After playing with Guile, my feelings are mixed. On one hand, the Scheme compiler is improving. And there is room to still improving some internal aspects. For instance, SRFI-13 about strings contains this comment:

/* FIXME::martin: This should definitely get implemented more
   efficiently -- maybe with Knuth-Morris-Pratt, like in the reference
   implementation.  */

and a Scheme implementation of Knuth-Morris-Pratt algorithm is illustrated here. Please note that the Guile manual says: « The SRFI-13 procedures are always available ».

On the other hand, is it possible to improve Guile in such way that then it reaches Racket or Chez Scheme performances? What are the bottlenecks? Is it deep design of Guile? Or is it inefficient implementation? Or maybe a bit of both?

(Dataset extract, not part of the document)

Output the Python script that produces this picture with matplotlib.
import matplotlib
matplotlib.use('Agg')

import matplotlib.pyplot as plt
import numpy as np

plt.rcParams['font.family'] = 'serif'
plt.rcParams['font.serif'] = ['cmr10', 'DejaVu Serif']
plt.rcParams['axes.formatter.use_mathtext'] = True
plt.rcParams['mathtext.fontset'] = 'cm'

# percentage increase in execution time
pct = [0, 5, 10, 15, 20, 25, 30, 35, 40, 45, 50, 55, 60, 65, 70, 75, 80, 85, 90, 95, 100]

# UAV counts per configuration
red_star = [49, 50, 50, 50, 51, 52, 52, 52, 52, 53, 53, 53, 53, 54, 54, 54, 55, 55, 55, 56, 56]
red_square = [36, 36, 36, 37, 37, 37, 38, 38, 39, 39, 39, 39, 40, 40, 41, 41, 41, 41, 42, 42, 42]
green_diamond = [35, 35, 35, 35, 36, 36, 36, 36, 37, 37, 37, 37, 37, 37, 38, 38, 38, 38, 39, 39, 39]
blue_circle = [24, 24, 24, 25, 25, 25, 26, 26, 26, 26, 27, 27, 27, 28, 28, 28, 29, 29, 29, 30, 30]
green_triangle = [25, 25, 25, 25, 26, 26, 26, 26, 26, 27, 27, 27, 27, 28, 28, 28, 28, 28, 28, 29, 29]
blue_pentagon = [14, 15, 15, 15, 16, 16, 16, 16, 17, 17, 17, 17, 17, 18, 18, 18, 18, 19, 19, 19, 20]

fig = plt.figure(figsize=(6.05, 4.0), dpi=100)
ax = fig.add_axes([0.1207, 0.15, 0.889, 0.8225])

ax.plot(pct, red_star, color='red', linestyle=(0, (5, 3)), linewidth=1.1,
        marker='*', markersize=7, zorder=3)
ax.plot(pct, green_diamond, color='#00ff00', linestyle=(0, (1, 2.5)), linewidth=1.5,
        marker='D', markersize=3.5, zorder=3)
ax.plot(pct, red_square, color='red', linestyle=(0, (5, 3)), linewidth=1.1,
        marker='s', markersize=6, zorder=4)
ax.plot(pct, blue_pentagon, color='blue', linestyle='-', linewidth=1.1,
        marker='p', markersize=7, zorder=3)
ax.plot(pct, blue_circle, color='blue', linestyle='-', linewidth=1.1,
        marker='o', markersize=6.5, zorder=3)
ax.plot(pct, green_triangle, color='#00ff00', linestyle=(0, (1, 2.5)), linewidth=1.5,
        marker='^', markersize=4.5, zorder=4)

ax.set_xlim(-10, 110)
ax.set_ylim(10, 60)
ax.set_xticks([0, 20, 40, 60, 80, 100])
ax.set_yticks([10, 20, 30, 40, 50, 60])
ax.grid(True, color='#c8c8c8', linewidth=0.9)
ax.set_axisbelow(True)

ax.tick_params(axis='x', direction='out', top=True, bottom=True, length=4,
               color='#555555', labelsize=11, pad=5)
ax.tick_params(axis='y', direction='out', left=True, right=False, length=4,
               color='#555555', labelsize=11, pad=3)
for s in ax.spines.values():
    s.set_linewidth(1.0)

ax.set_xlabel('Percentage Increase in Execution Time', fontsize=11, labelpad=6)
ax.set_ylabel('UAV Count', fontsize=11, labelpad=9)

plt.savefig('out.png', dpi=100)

Do not take me wrong. The main message here: improving Guile improves Guix!

On a side note, moving from C implementation to Scheme implementation the builtin procedures should help with code interacting with concurrency as Fibers – some days ago, Chris Baines provided an example when dining – or with WebAssembly as Hoot.

Quick note on benchmarking

When running length then len on a list of integers and on a list of records on two different machines, I see for the real time:

		integers	records
machine A	`length`	0.190704	6.164389
	`len`	0.891214	3.029818
machine B	`length`	0.248980	5.607738
	`len`	0.528639	5.392267

I am confused by two things: 1. Why is the real time so different on one machine between C builtin length and Scheme custom len? And 2. Why is the best for a list of integers not the best for a list of records?

My opinionated conclusion: Guile needs love!

Join the fun, join Guix, join Guile!

Footnotes:

In-person event… although I keep the eyes closed about the environmental costs (CO2, travel, electricity, extra waste, etc.) of such crowdy in-person events. A typical extension of the no free lunch theorem.